Le marché de l'automobile est perturbé en Europe et même les valeurs sûres finissent par tanguer sous la pression du virage vers l'électrique. Lundi, le géant Porsche a encaissé un revers boursier inédit après une série de nouvelles décevantes.
Entre espoirs contrariés sur le marché des véhicules électriques, pertes faramineuses et pression des marchés internationaux, la marque allemande emblématique doit composer avec les écueils liés à sa transformation et les difficultés associées à la transition énergétique.

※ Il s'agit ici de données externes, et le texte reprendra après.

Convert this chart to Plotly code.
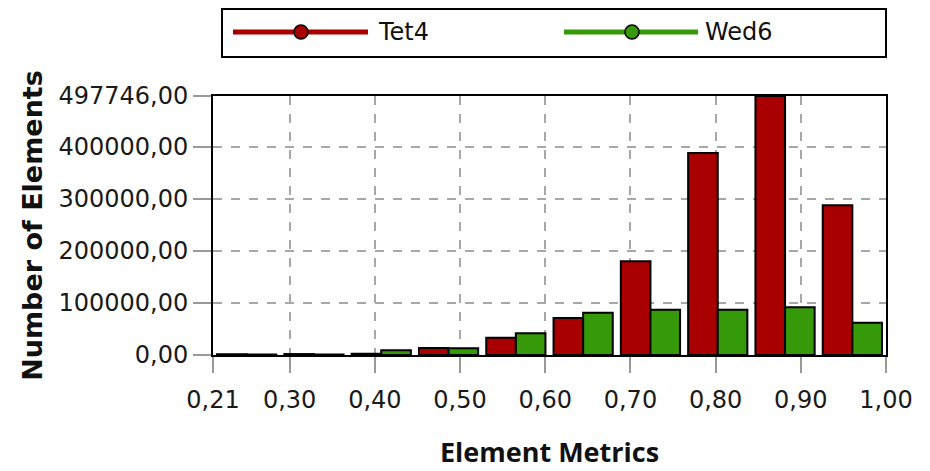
import plotly.graph_objects as go

# Element quality histogram: bin centres over the metric range 0.21 .. 1.00 (10 bins)
bin_centers = [0.2495, 0.3285, 0.4075, 0.4865, 0.5655, 0.6445, 0.7235, 0.8025, 0.8815, 0.9605]
tet4_counts = [1500, 1800, 2500, 13500, 33000, 71000, 180000, 388000, 497746, 288000]
wed6_counts = [800, 1000, 9000, 13000, 42000, 81000, 87000, 87000, 92000, 62000]

x_ticks = [0.21, 0.30, 0.40, 0.50, 0.60, 0.70, 0.80, 0.90, 1.00]
x_tick_text = ["0,21", "0,30", "0,40", "0,50", "0,60", "0,70", "0,80", "0,90", "1,00"]
y_ticks = [0, 100000, 200000, 300000, 400000, 497746]
y_tick_text = ["0,00", "100000,00", "200000,00", "300000,00", "400000,00", "497746,00"]

series_names = ["Tet4", "Wed6"]
series_colors = ["#a80000", "#36990a"]

W, H = 930, 471
L, R, T, B = 213, 44, 96, 116
PW, PH = W - L - R, H - T - B

fig = go.Figure()
for name, vals, col in zip(series_names, [tet4_counts, wed6_counts], series_colors):
    fig.add_trace(go.Bar(
        x=bin_centers, y=vals, name=name, showlegend=False,
        marker=dict(color=col, line=dict(color="black", width=2)),
    ))


def px(x):
    return (x - L) / PW


def py(y):
    return (H - B - y) / PH


shapes = []
annotations = []
# legend frame
shapes.append(dict(type="rect", xref="paper", yref="paper",
                   x0=px(222), x1=px(886), y0=py(57), y1=py(9),
                   line=dict(color="black", width=2), fillcolor="white"))
legend_items = [(233, 368, 301, 376), (564, 698, 632, 703)]
for (lx0, lx1, mx, tx), name, col in zip(legend_items, series_names, series_colors):
    shapes.append(dict(type="line", xref="paper", yref="paper",
                       x0=px(lx0), x1=px(lx1), y0=py(32), y1=py(32),
                       line=dict(color=col, width=5)))
    shapes.append(dict(type="circle", xref="paper", yref="paper",
                       x0=px(mx - 7), x1=px(mx + 7), y0=py(39), y1=py(25),
                       line=dict(color="black", width=1.5), fillcolor=col))
    annotations.append(dict(xref="paper", yref="paper", x=px(tx), y=py(32),
                            text=name, showarrow=False, xanchor="left", yanchor="middle",
                            font=dict(family="DejaVu Sans", size=24, color="#111")))

fig.update_layout(
    width=W, height=H,
    margin=dict(l=L, r=R, t=T, b=B),
    paper_bgcolor="white", plot_bgcolor="white",
    barmode="group", bargap=0.12, bargroupgap=0,
    shapes=shapes, annotations=annotations,
    showlegend=False,
    font=dict(family="DejaVu Sans", size=24, color="#1a1a1a"),
)
fig.update_xaxes(
    range=[0.21, 1.00], tickvals=x_ticks, ticktext=x_tick_text,
    showgrid=True, gridcolor="#a8a8a8", griddash="dash", gridwidth=1.5,
    showline=True, linecolor="black", linewidth=2, mirror=True,
    ticks="outside", ticklen=16, tickcolor="#999", tickwidth=1.5,
    ticklabelstandoff=6, automargin=False,
    zeroline=False,
    title=dict(text="<b>Element Metrics</b>", standoff=30,
               font=dict(family="Open Sans", size=27, color="#111")),
)
fig.update_yaxes(
    range=[0, 497746], tickvals=y_ticks, ticktext=y_tick_text,
    showgrid=True, gridcolor="#a8a8a8", griddash="dash", gridwidth=1.5,
    showline=True, linecolor="black", linewidth=2, mirror=True,
    ticks="outside", ticklen=18, tickcolor="#999", tickwidth=1.5,
    automargin=False,
    zeroline=False,
    title=dict(text="<b>Number of Elements</b>", standoff=8,
               font=dict(family="DejaVu Sans", size=27, color="#111")),
)

fig.write_html("out.html")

Un marché électrique moins porteur que prévu
Le passage de Porsche vers l’électrique devait marquer une nouvelle ère pour la marque. Or, la réalité boursière s’est révélée brutale. Après l’annonce d’un nouveau report dans le calendrier de commercialisation de ses modèles électriques, le titre s’est effondré de plus de 7% en une seule séance.
Les observateurs financiers soulignent que cette chute s’explique en partie par la baisse d'appétit des consommateurs pour les véhicules propres, notamment sur le marché chinois, traditionnellement moteur de la croissance de Porsche.
« Le constructeur, coincé entre ses modèles thermiques emblématiques et une mutation inachevée, subit de plein fouet la morosité du secteur », analysent plusieurs experts interrogés par la presse économique.
Cette déconvenue n’est pas isolée : l’ensemble des constructeurs européens affronte une concurrence accrue et une décélération mondiale des ventes électriques.
Impact boursier et prévisions en berne pour Porsche et Volkswagen
Le coup de massue boursier n'a pas épargné la maison-mère Volkswagen, dont la valorisation a également reculé de 7,5%. Le groupe a dû acter une charge exceptionnelle de 5,1 milliards d’euros sur l’exercice en cours, avec pour conséquence directe un abaissement massif de ses ambitions de rentabilité : seulement 2 à 3% de marge attendue contre 4 à 5% auparavant.
Côté Porsche, le bénéfice opérationnel pourrait s'effondrer de 1,8 milliard d’euros en 2025, réduisant la rentabilité ciblée à 2%, bien loin des 5 à 7% annoncés.
Un tel décrochage pose la question de la stratégie industrielle poursuivie. Selon une note de l’institut Bernstein reprise par la presse, les milliards investis dans l’électrification n'ont pas débouché sur un concurrent sérieux face à Tesla. « Réorganiser la gamme nécessitera du temps et de l’argent pour s’ajuster réellement à la demande du marché », préviennent les analystes.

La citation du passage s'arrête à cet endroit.